## Stated exercise
Please report every line from the material that contains the word "this".

- - -

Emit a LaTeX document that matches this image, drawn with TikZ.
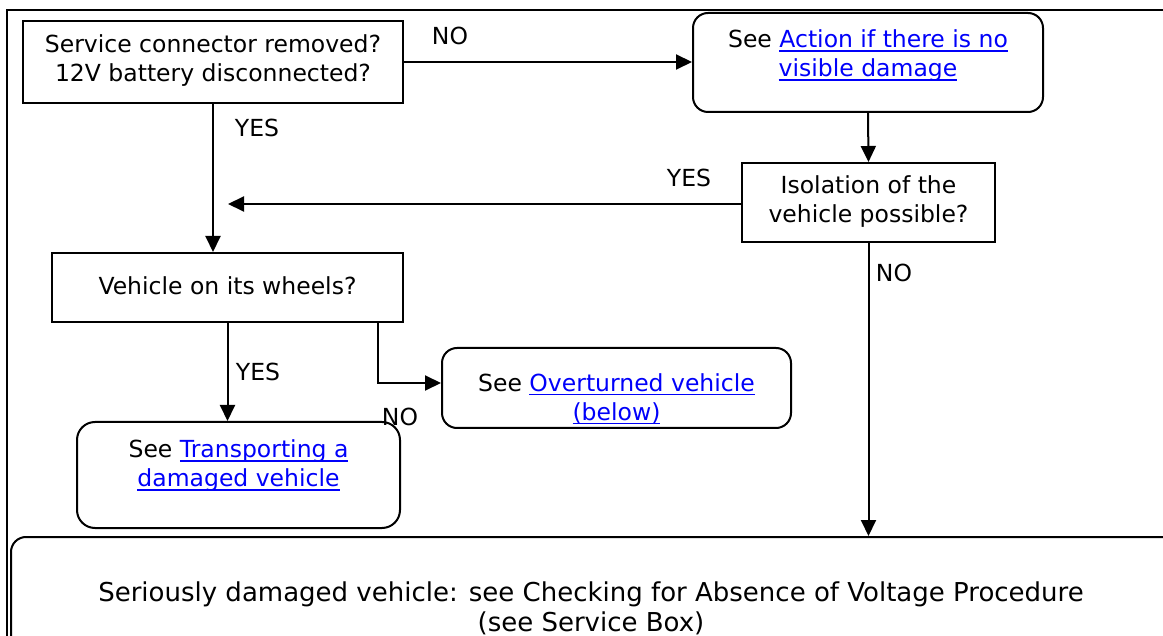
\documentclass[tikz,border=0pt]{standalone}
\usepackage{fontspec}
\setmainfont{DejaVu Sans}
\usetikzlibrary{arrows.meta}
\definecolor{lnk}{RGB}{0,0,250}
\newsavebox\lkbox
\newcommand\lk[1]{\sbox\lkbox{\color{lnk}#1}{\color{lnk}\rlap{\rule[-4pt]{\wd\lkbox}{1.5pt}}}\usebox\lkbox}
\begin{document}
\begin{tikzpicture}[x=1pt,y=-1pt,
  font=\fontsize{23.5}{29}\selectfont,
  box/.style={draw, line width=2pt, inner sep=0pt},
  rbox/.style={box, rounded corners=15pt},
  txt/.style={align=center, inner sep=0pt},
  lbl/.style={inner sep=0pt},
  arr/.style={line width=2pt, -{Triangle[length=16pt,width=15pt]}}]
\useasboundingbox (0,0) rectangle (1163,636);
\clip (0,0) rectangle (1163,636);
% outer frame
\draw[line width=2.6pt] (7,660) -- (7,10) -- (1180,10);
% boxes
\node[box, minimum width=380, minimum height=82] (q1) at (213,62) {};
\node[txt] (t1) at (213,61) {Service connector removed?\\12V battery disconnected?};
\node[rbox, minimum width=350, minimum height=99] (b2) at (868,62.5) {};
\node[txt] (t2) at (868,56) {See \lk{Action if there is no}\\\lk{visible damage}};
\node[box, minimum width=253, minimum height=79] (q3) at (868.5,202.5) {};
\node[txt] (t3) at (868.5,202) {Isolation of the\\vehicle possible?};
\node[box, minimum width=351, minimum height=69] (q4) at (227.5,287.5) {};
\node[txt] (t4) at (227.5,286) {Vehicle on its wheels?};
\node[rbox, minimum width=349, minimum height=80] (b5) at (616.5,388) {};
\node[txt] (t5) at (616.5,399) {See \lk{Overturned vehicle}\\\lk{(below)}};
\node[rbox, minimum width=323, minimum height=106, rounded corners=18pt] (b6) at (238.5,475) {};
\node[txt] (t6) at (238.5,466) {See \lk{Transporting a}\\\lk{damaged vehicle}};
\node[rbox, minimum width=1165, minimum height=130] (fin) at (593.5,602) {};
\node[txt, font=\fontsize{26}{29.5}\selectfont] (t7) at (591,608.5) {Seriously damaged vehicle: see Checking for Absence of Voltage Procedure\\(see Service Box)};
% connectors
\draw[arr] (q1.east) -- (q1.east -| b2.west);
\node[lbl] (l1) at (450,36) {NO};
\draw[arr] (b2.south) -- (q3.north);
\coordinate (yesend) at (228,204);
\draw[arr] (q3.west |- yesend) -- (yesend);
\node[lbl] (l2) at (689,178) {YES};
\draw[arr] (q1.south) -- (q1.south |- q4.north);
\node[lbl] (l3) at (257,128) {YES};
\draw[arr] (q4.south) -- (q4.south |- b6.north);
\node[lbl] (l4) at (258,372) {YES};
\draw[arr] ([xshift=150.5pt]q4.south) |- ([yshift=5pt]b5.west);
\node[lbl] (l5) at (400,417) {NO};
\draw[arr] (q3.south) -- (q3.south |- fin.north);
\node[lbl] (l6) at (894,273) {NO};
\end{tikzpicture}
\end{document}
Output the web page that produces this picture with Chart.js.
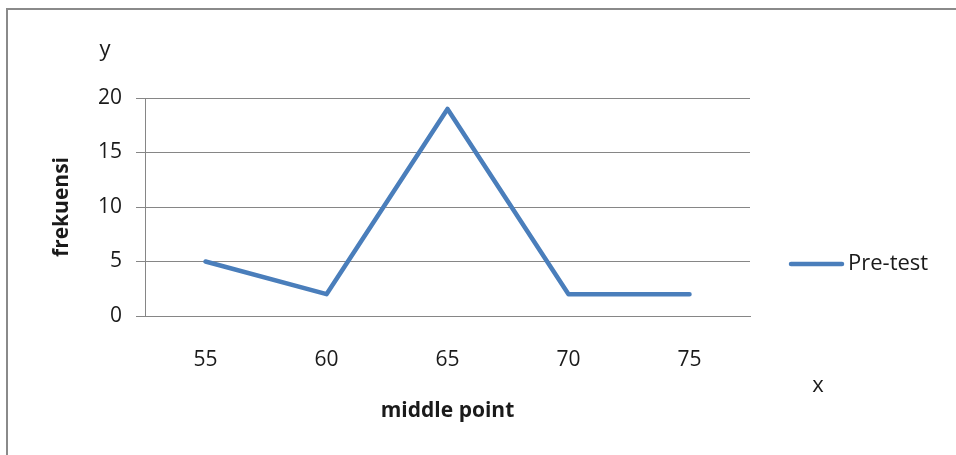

- - -

## Result of the exercise
Emit a LaTeX document that matches this image, drawn with TikZ.
Output the web page that produces this picture with Chart.js.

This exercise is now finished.